== PROMPT ==
Working from the top of the listing below, retype each line through the line containing "const dTicks=[5,10,15,20];", both included, with no pictures.

▬▬▬▬▬▬▬▬▬▬

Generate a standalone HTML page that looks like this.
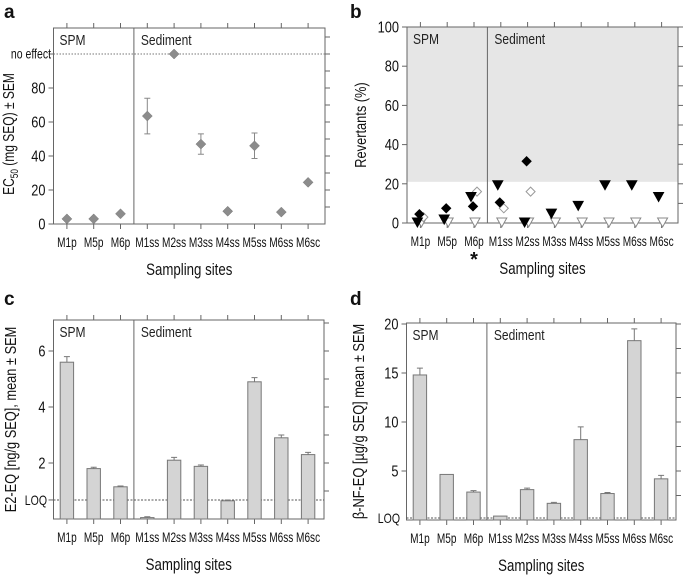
<!DOCTYPE html>
<html><head><meta charset="utf-8"><style>
body{margin:0;background:#fff}
svg{display:block;font-family:"Liberation Sans Narrow","Liberation Sans",sans-serif}
</style></head><body>
<svg id="fig" width="685" height="575" viewBox="0 0 685 575" data-name="figure" data-interactable="false"></svg>
<script>
const categories=["M1p","M5p","M6p","M1ss","M2ss","M3ss","M4ss","M5ss","M6ss","M6sc"];
const ecValues=[3,3,6,63.5,100,47,7.5,46,7,24.5];
const ecErrors=[0,0,0,10.5,0,6,0,7.5,0,0];
const revFilledTri=[0,1.5,13,19,0,4.5,8.5,19,19,13];
const revFilledDiamond=[4.5,7.5,8.5,10.5,31.5,null,null,null,null,null];
const revOpenDiamond=[3,null,16,7.5,16,null,null,null,null,null];
const revOpenTri=[0,0,0,0,0,0,0,0,0,0];
const e2Values=[5.6,1.8,1.15,0.05,2.1,1.88,0.65,4.9,2.9,2.3];
const e2Errors=[0.2,0.05,0.03,0.03,0.1,0.05,0.03,0.15,0.1,0.08];
const bnfValues=[14.8,4.65,2.85,0.4,3.1,1.7,8.2,2.7,18.3,4.2];
const bnfErrors=[0.7,0,0.15,0,0.15,0.1,1.3,0.1,1.2,0.35];
const aTicks=[0,20,40,60,80];
const bTicks=[0,20,40,60,80,100];
const cTicks=[2,4,6];
const dTicks=[5,10,15,20];

const NS="http://www.w3.org/2000/svg";
const svg=document.getElementById('fig');
function el(tag,attrs,parent,txt){const e=document.createElementNS(NS,tag);for(const k in attrs)e.setAttribute(k,attrs[k]);if(txt!==undefined)e.textContent=txt;(parent||svg).appendChild(e);return e;}
const AX="#666";
function condense(t,f){try{const w=t.getComputedTextLength();if(w>0){t.setAttribute('textLength',(w*f).toFixed(1));t.setAttribute('lengthAdjust','spacingAndGlyphs');}}catch(e){}}

function panel(o){
  const g=el('g',{});
  g.setAttribute('data-name',o.name);
  g.setAttribute('data-interactable','false');
  const step=26.8;
  const xs=i=>o.x0+step*(i+0.5);
  const ys=v=>o.yb-(v-o.vmin)*o.k;
  const R=o.right;
  if(o.grey){const r=el('rect',{x:o.x0,y:o.yt,width:R-o.x0,height:ys(o.grey)-o.yt,fill:"#e6e6e6"},g);r.setAttribute('data-name','significance-region');r.setAttribute('data-interactable','false');}
  const box=el('rect',{x:o.x0,y:o.yt,width:R-o.x0,height:o.yb-o.yt,fill:"none",stroke:AX,"stroke-width":1},g);
  box.setAttribute('data-name','plot-frame');box.setAttribute('data-interactable','false');
  const sx=o.x0+step*3;
  el('line',{x1:sx,x2:sx,y1:o.yt,y2:o.yb,stroke:AX},g);
  const t1=el('text',{x:o.x0+6,y:o.yt+17,"font-size":15,fill:"#222"},g,"SPM");t1.setAttribute('data-name','spm-label');condense(t1,0.8);
  const t2=el('text',{x:sx+7,y:o.yt+17,"font-size":15,fill:"#222"},g,"Sediment");t2.setAttribute('data-name','sediment-label');condense(t2,0.8);
  categories.forEach((c,i)=>{
    const x=xs(i);
    el('line',{x1:x,x2:x,y1:o.yt-5,y2:o.yt,stroke:AX},g);
    el('line',{x1:x,x2:x,y1:o.yb,y2:o.yb+5,stroke:AX},g);
    const t=el('text',{x:x,y:o.yb+23,"font-size":14,"text-anchor":"middle",fill:"#111"},g,c);
    t.setAttribute('data-name','x-tick-label');
    t.setAttribute('data-interactable','false');
    condense(t,0.72);
  });
  o.ticks.forEach(v=>{
    const y=ys(v);
    el('line',{x1:o.x0-5,x2:o.x0,y1:y,y2:y,stroke:AX},g);
    const t=el('text',{x:o.x0-8,y:y+5.5,"font-size":16,"text-anchor":"end",fill:"#111"},g,String(v));
    t.setAttribute('data-name','y-tick-label');
    t.setAttribute('data-interactable','false');
    condense(t,0.8);
  });
  for(let v=o.minorStart;v<=o.vmax+1e-9;v+=o.minor){const y=ys(v);if(y<o.yt-0.5)break;el('line',{x1:R,x2:R+5,y1:y,y2:y,stroke:AX},g);}
  const xt=el('text',{x:(o.x0+R)/2,y:o.yb+51,"font-size":17,"text-anchor":"middle",fill:"#111"},g,"Sampling sites");
  xt.setAttribute('data-name','x-axis-title');xt.setAttribute('data-interactable','false');
  condense(xt,0.78);
  const cy=o.titleY||(o.yt+o.yb)/2, tx=o.titleX;
  const yt=el('text',{x:tx,y:cy,"font-size":16,"text-anchor":"middle",fill:"#111",transform:`rotate(-90 ${tx} ${cy})`},g);
  yt.innerHTML=o.ytitle;
  yt.setAttribute('data-name','y-axis-title');yt.setAttribute('data-interactable','false');
  condense(yt,o.titleC||0.8);
  const pl=el('text',{x:o.labx,y:o.laby,"font-size":19,"font-weight":"bold",fill:"#111"},g,o.letter);
  pl.setAttribute('data-name','panel-label');pl.setAttribute('data-interactable','false');
  return {g,xs,ys,R};
}

// Panel a
(function(){
  const p=panel({name:'panel-a-ec50',x0:53.5,right:325,yt:28,yb:224,vmin:0,vmax:115,k:1.7,ticks:aTicks,minor:10,minorStart:10,titleX:14,titleY:134,titleC:0.75,
    ytitle:'EC<tspan font-size="11" dy="4">50</tspan><tspan dy="-4"> (mg SEQ) ± SEM</tspan>',letter:'a',labx:4,laby:18});
  const y=p.ys(100);
  el('line',{x1:53.5,x2:325,y1:y,y2:y,stroke:"#777","stroke-dasharray":"1.5,1.5"},p.g);
  el('line',{x1:48.5,x2:53.5,y1:y,y2:y,stroke:AX},p.g);
  const ne=el('text',{x:51,y:y+4.5,"font-size":14,"text-anchor":"end",fill:"#111"},p.g,"no effect");ne.setAttribute('data-name','no-effect-label');condense(ne,0.75);
  ecValues.forEach((v,i)=>{
    const x=p.xs(i),yy=p.ys(v);
    if(ecErrors[i]){
      const e1=p.ys(v+ecErrors[i]),e2=p.ys(v-ecErrors[i]);
      const eb=el('path',{d:`M${x},${e1}V${e2}M${x-3},${e1}H${x+3}M${x-3},${e2}H${x+3}`,stroke:"#888",fill:"none"},p.g);
      eb.setAttribute('data-name','error-bar');eb.setAttribute('data-interactable','false');
    }
    const m=el('path',{d:`M${x},${yy-5}L${x+5},${yy}L${x},${yy+5}L${x-5},${yy}Z`,fill:"#8c8c8c",stroke:"#777","stroke-width":0.5},p.g);
    m.setAttribute('data-name','ec50-point');m.setAttribute('data-interactable','true');
  });
})();

// Panel b
(function(){
  const p=panel({name:'panel-b-revertants',x0:407,right:678,yt:27,yb:223,vmin:0,vmax:100,k:1.96,ticks:bTicks,minor:10,minorStart:10,grey:21,titleX:366,
    ytitle:'Revertants (%)',letter:'b',labx:350,laby:18});
  function tri(x,y){return `M${x-5},${y-5}H${x+5}L${x},${y+4}Z`;}
  function dia(x,y){return `M${x},${y-4.5}L${x+4.5},${y}L${x},${y+4.5}L${x-4.5},${y}Z`;}
  const series=[[revOpenTri,1,'tri',"#fff","#888",'revertant-open-triangle'],[revOpenDiamond,3,'dia',"#fff","#999",'revertant-open-diamond'],
    [revFilledTri,-3,'tri',"#000","#000",'revertant-filled-triangle'],[revFilledDiamond,-1,'dia',"#000","#000",'revertant-filled-diamond']];
  series.forEach(s=>{
    s[0].forEach((v,i)=>{
      if(v===null)return;
      const x=p.xs(i)+s[1],y=p.ys(v);
      const m=el('path',{d:s[2]=='tri'?tri(x,y):dia(x,y),fill:s[3],stroke:s[4],"stroke-width":1},p.g);
      m.setAttribute('data-name',s[5]);
      m.setAttribute('data-interactable','true');
    });
  });
  el('text',{x:p.xs(2),y:266,"font-size":20,"text-anchor":"middle","font-weight":"bold",fill:"#111"},p.g,"*").setAttribute('data-name','significance-asterisk');
})();

function bars(p,vals,errs,name){
  vals.forEach((v,i)=>{
    const x=p.xs(i),y=p.ys(v),y0=p.ys(0);
    if(errs[i]){const e=p.ys(v+errs[i]);el('path',{d:`M${x},${y}V${e}M${x-3},${e}H${x+3}`,stroke:"#777",fill:"none"},p.g);}
    const r=el('rect',{x:x-6.7,y:Math.min(y,y0),width:13.4,height:Math.max(1,Math.abs(y0-y)),fill:"#d4d4d4",stroke:"#777","stroke-width":1},p.g);
    r.setAttribute('data-name',name);
    r.setAttribute('data-interactable','true');
  });
}
// Panel c
(function(){
  const p=panel({name:'panel-c-e2eq',x0:53.5,right:324,yt:320,yb:519,vmin:0,vmax:7.1,k:28,ticks:cTicks,minor:1,minorStart:1,titleX:16,
    ytitle:'E2-EQ [ng/g SEQ], mean ± SEM',letter:'c',labx:4,laby:305});
  const y=p.ys(0.68);
  el('line',{x1:53.5,x2:324,y1:y,y2:y,stroke:"#555","stroke-dasharray":"2,1.5"},p.g);
  el('line',{x1:48.5,x2:53.5,y1:y,y2:y,stroke:AX},p.g);
  const l=el('text',{x:47,y:y+5,"font-size":14,"text-anchor":"end",fill:"#111"},p.g,"LOQ");l.setAttribute('data-name','loq-label');condense(l,0.75);
  bars(p,e2Values,e2Errors,'e2eq-bar');
})();
// Panel d
(function(){
  const p=panel({name:'panel-d-bnfeq',x0:406.5,right:676,yt:323,yb:520,vmin:0,vmax:20,k:9.8,ticks:dTicks,minor:2.5,minorStart:2.5,titleX:364,
    ytitle:'β-NF-EQ [µg/g SEQ] mean ± SEM',letter:'d',labx:350,laby:305});
  const y=p.ys(0.2);
  el('line',{x1:406.5,x2:676,y1:y,y2:y,stroke:"#555","stroke-dasharray":"2,1.5"},p.g);
  const l=el('text',{x:400,y:y+5,"font-size":14,"text-anchor":"end",fill:"#111"},p.g,"LOQ");l.setAttribute('data-name','loq-label');condense(l,0.75);
  bars(p,bnfValues,bnfErrors,'bnfeq-bar');
})();
</script>
</body></html>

▬▬▬▬▬▬▬▬▬▬

== RESPONSE TO THE TASK ==
Generate a standalone HTML page that looks like this.
<!DOCTYPE html>
<html><head><meta charset="utf-8"><style>
body{margin:0;background:#fff}
svg{display:block;font-family:"Liberation Sans Narrow","Liberation Sans",sans-serif}
</style></head><body>
<svg id="fig" width="685" height="575" viewBox="0 0 685 575" data-name="figure" data-interactable="false"></svg>
<script>
const categories=["M1p","M5p","M6p","M1ss","M2ss","M3ss","M4ss","M5ss","M6ss","M6sc"];
const ecValues=[3,3,6,63.5,100,47,7.5,46,7,24.5];
const ecErrors=[0,0,0,10.5,0,6,0,7.5,0,0];
const revFilledTri=[0,1.5,13,19,0,4.5,8.5,19,19,13];
const revFilledDiamond=[4.5,7.5,8.5,10.5,31.5,null,null,null,null,null];
const revOpenDiamond=[3,null,16,7.5,16,null,null,null,null,null];
const revOpenTri=[0,0,0,0,0,0,0,0,0,0];
const e2Values=[5.6,1.8,1.15,0.05,2.1,1.88,0.65,4.9,2.9,2.3];
const e2Errors=[0.2,0.05,0.03,0.03,0.1,0.05,0.03,0.15,0.1,0.08];
const bnfValues=[14.8,4.65,2.85,0.4,3.1,1.7,8.2,2.7,18.3,4.2];
const bnfErrors=[0.7,0,0.15,0,0.15,0.1,1.3,0.1,1.2,0.35];
const aTicks=[0,20,40,60,80];
const bTicks=[0,20,40,60,80,100];
const cTicks=[2,4,6];
const dTicks=[5,10,15,20];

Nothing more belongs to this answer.